The point is that interstellar space is not empty. Best estimates of the size of the Oort cloud of a typical G star is around 2LY radius. Which means that in many cases, the Oort clouds of neighbouring stars would butt up against each other and maybe even interpenetrate. The requirement for fusion is because it's just about the only way of getting reliable energy two light years from the nearest star. As far as we can tell, cometary bodies ("dirty snowballs") contain enough of everything to build world ships (colonies of reasonable size with engines) given time.

So colonists could island-hop across space, with reasonable distances to travel at each step. This also means that, eventually, there would be far more people in interstellar space than close to suns.

Take that to the next level, and you have clanking Von Newmanns. Ships that use the resources scooped from the oort clouds to create more ships, which take a portion of the population on a slightly tangential direction. By the time they're too far apart for signals to easily carry the news from one to another, they've drifted far enough apart that even the closest relations on the other ship are at best very distant cousins you've only heard of from your great grandparents.

As the ships get further apart, and keep replicating, a significant change in culture wouldn't result in a collapse of the whole diaspora, but gaps in the outward expanding shell.

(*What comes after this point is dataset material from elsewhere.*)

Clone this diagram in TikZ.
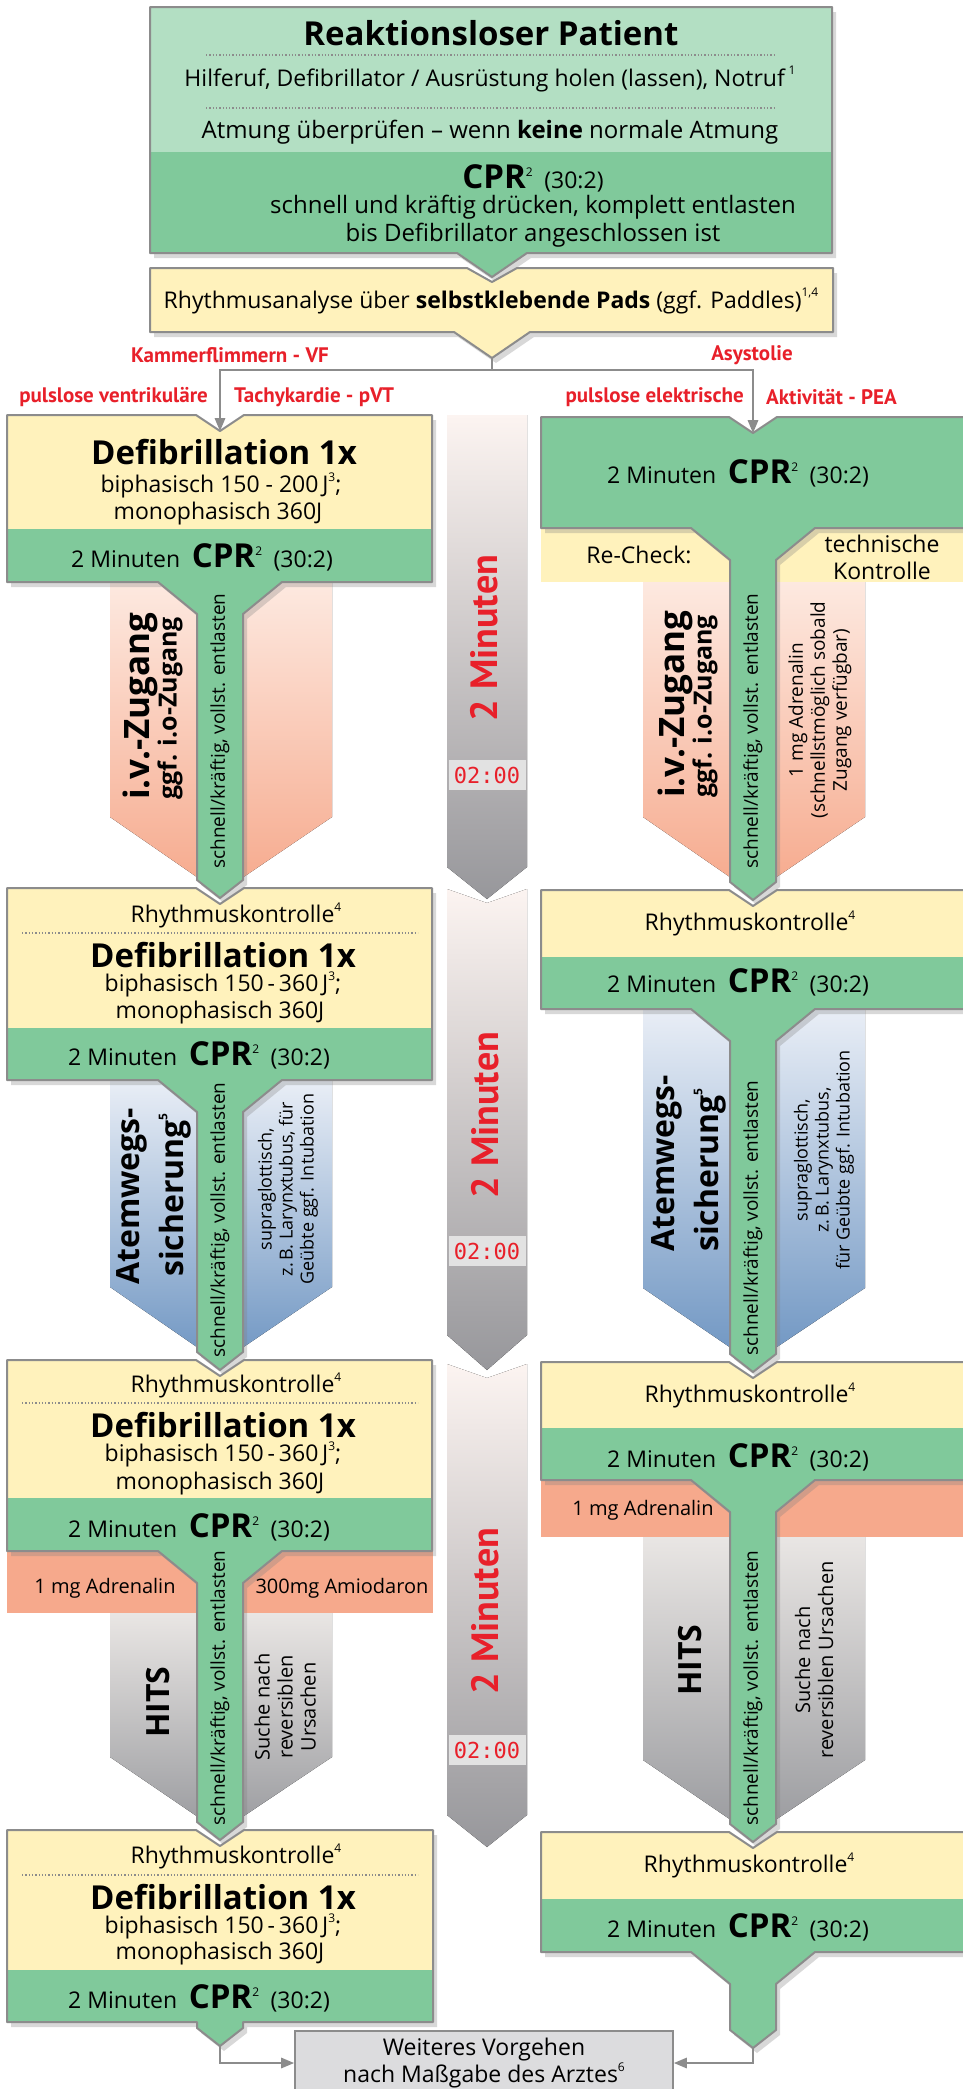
\documentclass[tikz,border=0pt]{standalone}
\usepackage{fontspec}
\setmainfont{Open Sans}
\newfontfamily\schmal{PT Sans}
\newfontfamily\uhrfont{DejaVu Sans Mono}
\usepackage{xcolor}
\usepackage{tikz}
\usetikzlibrary{arrows, positioning, calc, shadows}

\definecolor{hellgruen}{HTML}{B3DFC3}
\definecolor{gruen}{HTML}{80C99B}
\definecolor{gelb}{HTML}{FFF2BC}
\definecolor{lachs}{HTML}{F6A98C}
\definecolor{orangehell}{HTML}{FDE9E0}
\definecolor{blauhell}{HTML}{E9EEF6}
\definecolor{blau}{HTML}{6E95C2}
\definecolor{grauhell}{HTML}{E9E6E4}
\definecolor{graudunkel}{HTML}{999A9E}
\definecolor{pfeilhell}{HTML}{FCF4F1}
\definecolor{pfeildunkel}{HTML}{97979B}
\definecolor{rahmen}{HTML}{8C8C8C}
\definecolor{rot}{HTML}{E8202A}
\definecolor{grau}{HTML}{DCDCDE}
\definecolor{uhrgrau}{HTML}{E2E2E2}

\newcommand{\hoch}[1]{\smash{\raisebox{.5em}{\fontsize{12}{12}\selectfont #1}}}
\newcommand{\zweimin}{2 Minuten\enspace{\fontsize{33}{38}\selectfont\bfseries CPR}\hoch{2}\enspace(30:2)}

% outline of a column box: xl, xr, top, bottom, centre x, stem end
\newcommand{\umriss}[6]{(#1,#3) -- (#5-24,#3) -- (#5,#3+16) -- (#5+24,#3) -- (#2,#3) -- (#2,#4)
  -- (#5+62,#4) -- (#5+23,#4+32) -- (#5+23,#6) -- (#5,#6+18) -- (#5-23,#6) -- (#5-23,#4+32)
  -- (#5-62,#4) -- (#1,#4) -- cycle}
% column box: xl, xr, top, yellow/green split, bottom, centre x, stem end
\newcommand{\saeule}[7]{%
  \fill[gruen, schatten] \umriss{#1}{#2}{#3}{#5}{#6}{#7};
  \begin{scope}
    \clip \umriss{#1}{#2}{#3}{#5}{#6}{#7};
    \fill[gelb] (#1,#3) rectangle (#2,#4);
  \end{scope}
  \draw[rahmenlinie] \umriss{#1}{#2}{#3}{#5}{#6}{#7};
}
\newcommand{\kopf}{(150,7) -- (832,7) -- (832,253) -- (527,253) -- (492,277) -- (457,253) -- (150,253) -- cycle}
\newcommand{\analyse}{(150,268) -- (467,268) -- (492,282) -- (517,268) -- (833,268) -- (833,332)
  -- (530,332) -- (492,358) -- (454,332) -- (150,332) -- cycle}
\newcommand{\letzte}{(7,1830) -- (196,1830) -- (220,1846) -- (244,1830) -- (433,1830) -- (433,2022)
  -- (243,2022) -- (243,2028) -- (220,2046) -- (197,2028) -- (197,2022) -- (7,2022) -- cycle}

\begin{document}
\begin{tikzpicture}[x=1pt, y=-1pt,
    txt/.style={font=\fontsize{23}{27}\selectfont, inner sep=0pt},
    titel/.style={font=\fontsize{33}{38}\selectfont\bfseries, inner sep=0pt},
    stamm/.style={font=\fontsize{19}{22}\selectfont, rotate=90, inner sep=0pt},
    klein/.style={font=\fontsize{18}{21}\selectfont, rotate=90, align=center, inner sep=0pt},
    mittel/.style={font=\fontsize{20}{23}\selectfont, inner sep=0pt, align=center},
    gross/.style={font=\fontsize{#1}{#1}\selectfont\bfseries, rotate=90, inner sep=0pt},
    rotlabel/.style={font=\schmal\fontsize{21}{23}\selectfont\bfseries, text=rot, inner sep=0pt},
    minuten/.style={font=\schmal\fontsize{38}{38}\selectfont\bfseries, text=rot, rotate=90, inner sep=0pt},
    uhr/.style={fill=uhrgrau, text=rot, font=\uhrfont\fontsize{22}{22}\selectfont, inner sep=0pt,
      minimum width=77, minimum height=30},
    schatten/.style={drop shadow={shadow xshift=4pt, shadow yshift=-5pt, opacity=.3}},
    rahmenlinie/.style={draw=rahmen, line width=2pt, line join=round},
    punktlinie/.style={rahmen, dotted, line width=1.3pt},
    linie/.style={rahmen, line width=2pt},
    pfeil/.style={linie, ->, >=triangle 45}
]
\fill[white] (0,0) rectangle (963,2089);
\useasboundingbox (0,0) rectangle (963,2089);

% bands behind the boxes
\fill[top color=orangehell, bottom color=lachs] (110,582) -- (332,582) -- (332,817) -- (220,893) -- (110,817) -- cycle;
\fill[top color=orangehell, bottom color=lachs] (643,582) -- (865,582) -- (865,817) -- (753,893) -- (643,817) -- cycle;
\fill[top color=blauhell, bottom color=blau] (110,1080) -- (332,1080) -- (332,1287) -- (220,1363) -- (110,1287) -- cycle;
\fill[top color=blauhell, bottom color=blau] (643,1009) -- (865,1009) -- (865,1288) -- (753,1363) -- (643,1288) -- cycle;
\fill[top color=grauhell, bottom color=graudunkel] (110,1613) -- (332,1613) -- (332,1757) -- (220,1832) -- (110,1757) -- cycle;
\fill[top color=grauhell, bottom color=graudunkel] (643,1537) -- (865,1537) -- (865,1760) -- (753,1835) -- (643,1760) -- cycle;
\fill[gelb] (541,528) rectangle (963,582);
\fill[lachs] (7,1551) rectangle (433,1613);
\fill[lachs] (541,1480) rectangle (963,1537);

% two minute arrows
\fill[top color=pfeilhell, bottom color=pfeildunkel] (447,415) -- (527,415) -- (527,867) -- (487,899) -- (447,867) -- cycle;
\fill[top color=pfeilhell, bottom color=pfeildunkel] (447,889) -- (487,903) -- (527,889) -- (527,1335) -- (487,1370) -- (447,1335) -- cycle;
\fill[top color=pfeilhell, bottom color=pfeildunkel] (447,1364) -- (487,1378) -- (527,1364) -- (527,1815) -- (487,1847) -- (447,1815) -- cycle;

% head boxes
\fill[hellgruen, schatten] \kopf;
\begin{scope}
  \clip \kopf;
  \fill[gruen] (150,152) rectangle (832,290);
\end{scope}
\draw[rahmenlinie] \kopf;
\fill[gelb, schatten] \analyse;
\draw[rahmenlinie] \analyse;

% columns
\saeule{7}{432}{415}{529}{582}{220}{880}
\saeule{7}{432}{888}{1028}{1080}{220}{1352}
\saeule{7}{432}{1360}{1498}{1551}{220}{1822}
\fill[gruen, schatten] \letzte;
\begin{scope}
  \clip \letzte;
  \fill[gelb] (7,1830) rectangle (433,1970);
\end{scope}
\draw[rahmenlinie] \letzte;
\saeule{541}{975}{417}{417}{528}{753}{882}
\saeule{541}{975}{890}{957}{1009}{753}{1354}
\saeule{541}{975}{1362}{1428}{1480}{753}{1824}
\saeule{541}{975}{1832}{1899}{1952}{753}{2030}

% head texts
\node[titel] (patient) at (491,33) {Reaktionsloser Patient};
\draw[punktlinie] (206,55) -- (776,55);
\node[txt] (hilferuf) at (490,80) {Hilferuf, Defibrillator / Ausrüstung holen (lassen), Notruf\,\hoch{1}};
\draw[punktlinie] (206,108) -- (776,108);
\node[txt, font=\fontsize{24}{28}\selectfont] (atmung) at (490,132) {Atmung überprüfen – wenn \textbf{keine} normale Atmung};
\node[txt] (cprstart) at (533,178) {{\fontsize{33}{38}\selectfont\bfseries CPR}\hoch{2}\enspace(30:2)};
\node[txt, align=center, font=\fontsize{24}{28}\selectfont] (druecken) at (533,221) {schnell und kräftig drücken, komplett entlasten\\bis Defibrillator angeschlossen ist};
\node[txt] (rhythmus) at (491,302) {Rhythmusanalyse über \textbf{selbstklebende Pads} (ggf. Paddles)\hoch{1,4}};

% branch labels
\node[rotlabel] (vf) at (230,355) {Kammerflimmern - VF};
\node[rotlabel] (asys) at (752,355) {Asystolie};
\node[rotlabel, anchor=east] (pvta) at (208,397) {pulslose ventrikuläre};
\node[rotlabel, anchor=west] (pvtb) at (234,397) {Tachykardie - pVT};
\node[rotlabel, anchor=east] (peaa) at (744,397) {pulslose elektrische};
\node[rotlabel, anchor=west] (peab) at (766,397) {Aktivität - PEA};

\coordinate (atip) at (492,358);
\coordinate (gabel) at (492,370);
\coordinate (kerbeL) at (220,431);
\coordinate (kerbeR) at (753,433);
\draw[linie] (atip) -- (gabel);
\draw[pfeil] (gabel) -| (kerbeL);
\draw[pfeil] (gabel) -| (kerbeR);

% left column
\node[titel] (defiA) at (224,452) {Defibrillation 1x};
\node[txt] (biA) at (221,487) {biphasisch 150 - 200\,J\hoch{3};};
\node[txt] (monoA) at (218,514) {monophasisch 360J};
\node[txt] (cprA) at (202,557) {\zweimin};
\node[stamm] (stammA) at (220,731) {schnell/kräftig, vollst. entlasten};
\node[gross=35, anchor=west] (ivA) at (140,800) {i.v.-Zugang};
\node[gross=25, anchor=west] (ioA) at (170,800) {ggf. i.o-Zugang};

\node[txt] (rhyB) at (236,917) {Rhythmuskontrolle\hoch{4}};
\draw[punktlinie] (22,933) -- (418,933);
\node[titel] (defiB) at (223,955) {Defibrillation 1x};
\node[txt] (biB) at (223,986) {biphasisch 150\,-\,360\,J\hoch{3};};
\node[txt] (monoB) at (220,1013) {monophasisch 360J};
\node[txt] (cprB) at (199,1055) {\zweimin};
\node[stamm] (stammB) at (220,1220) {schnell/kräftig, vollst. entlasten};
\node[gross=32, anchor=west] (atemB) at (132,1285) {Atemwegs-};
\node[gross=32, anchor=west] (sicherB) at (175,1277) {sicherung\hoch{5}};
\node[klein] (supraB) at (288,1189) {supraglottisch,\\z.\,B. Larynxtubus, für\\Geübte ggf. Intubation};

\node[txt] (rhyC) at (236,1387) {Rhythmuskontrolle\hoch{4}};
\draw[punktlinie] (22,1403) -- (418,1403);
\node[titel] (defiC) at (223,1425) {Defibrillation 1x};
\node[txt] (biC) at (223,1456) {biphasisch 150\,-\,360\,J\hoch{3};};
\node[txt] (monoC) at (220,1484) {monophasisch 360J};
\node[txt] (cprC) at (199,1527) {\zweimin};
\node[mittel] (adrC) at (105,1588) {1 mg Adrenalin};
\node[mittel] (amioC) at (342,1588) {300mg Amiodaron};
\node[stamm] (stammC) at (220,1688) {schnell/kräftig, vollst. entlasten};
\node[gross=32] (hitsC) at (158,1702) {HITS};
\node[mittel, rotate=90] (sucheC) at (285,1707) {Suche nach\\reversiblen\\Ursachen};

\node[txt] (rhyD) at (236,1858) {Rhythmuskontrolle\hoch{4}};
\draw[punktlinie] (22,1875) -- (418,1875);
\node[titel] (defiD) at (223,1897) {Defibrillation 1x};
\node[txt] (biD) at (223,1928) {biphasisch 150\,-\,360\,J\hoch{3};};
\node[txt] (monoD) at (220,1954) {monophasisch 360J};
\node[txt] (cprD) at (199,1998) {\zweimin};

% right column
\node[txt] (cprE) at (738,473) {\zweimin};
\node[txt] (recheck) at (639,555) {Re-Check:};
\node[txt, align=center] (technik) at (882,557) {technische\\Kontrolle};
\node[stamm] (stammE) at (753,731) {schnell/kräftig, vollst. entlasten};
\node[gross=35, anchor=west] (ivE) at (675,798) {i.v.-Zugang};
\node[gross=25, anchor=west] (ioE) at (705,798) {ggf. i.o-Zugang};
\node[klein, font=\fontsize{19}{22}\selectfont] (adrE) at (820,710) {1 mg Adrenalin\\(schnellstmöglich sobald\\Zugang verfügbar)};

\node[txt] (rhyF) at (750,925) {Rhythmuskontrolle\hoch{4}};
\node[txt] (cprF) at (738,982) {\zweimin};
\node[stamm] (stammF) at (753,1218) {schnell/kräftig, vollst. entlasten};
\node[gross=32, anchor=west] (atemF) at (667,1252) {Atemwegs-};
\node[gross=32, anchor=west] (sicherF) at (710,1252) {sicherung\hoch{5}};
\node[klein] (supraF) at (824,1160) {supraglottisch,\\z.\,B. Larynxtubus,\\für Geübte ggf. Intubation};

\node[txt] (rhyG) at (750,1397) {Rhythmuskontrolle\hoch{4}};
\node[txt] (cprG) at (738,1457) {\zweimin};
\node[mittel] (adrG) at (643,1510) {1 mg Adrenalin};
\node[stamm] (stammG) at (753,1688) {schnell/kräftig, vollst. entlasten};
\node[gross=32] (hitsG) at (690,1660) {HITS};
\node[mittel, rotate=90] (sucheG) at (814,1660) {Suche nach\\reversiblen Ursachen};

\node[txt] (rhyH) at (749,1867) {Rhythmuskontrolle\hoch{4}};
\node[txt] (cprH) at (738,1927) {\zweimin};

% two minute marks
\node[minuten] (minA) at (484,638) {2 Minuten};
\node[uhr] (uhrA) at (487,775) {02:00};
\node[minuten] (minB) at (485,1115) {2 Minuten};
\node[uhr] (uhrB) at (487,1251) {02:00};
\node[minuten] (minC) at (485,1611) {2 Minuten};
\node[uhr] (uhrC) at (487,1750) {02:00};

% end
\node[txt, draw=rahmen, line width=2pt, fill=grau, minimum width=378, minimum height=64,
  anchor=north, align=center] (weiter) at (484,2030) {Weiteres Vorgehen\\nach Maßgabe des Arztes\hoch{6}};
\coordinate (spitzeL) at (220,2046);
\coordinate (spitzeR) at (753,2048);
\draw[pfeil] (spitzeL) |- (weiter.west);
\draw[pfeil] (spitzeR) |- (weiter.east);
\end{tikzpicture}
\end{document}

One way to do that would be to have the ship add to its own mass, in new rings, in the middle of the ship, until the ship was over a certain length, then fabricate a new middle section that was empty, and large enough to support manufacturing a new nose section for the tail ship, and a new engine section, (presuming reaction drives,) for the lead ship, while still facilitating traffic between the front and rear halves. Break down this ring, and either use small impulses to drive the ships onto divergent paths, or drag them up parallel, so they can kick off of each other.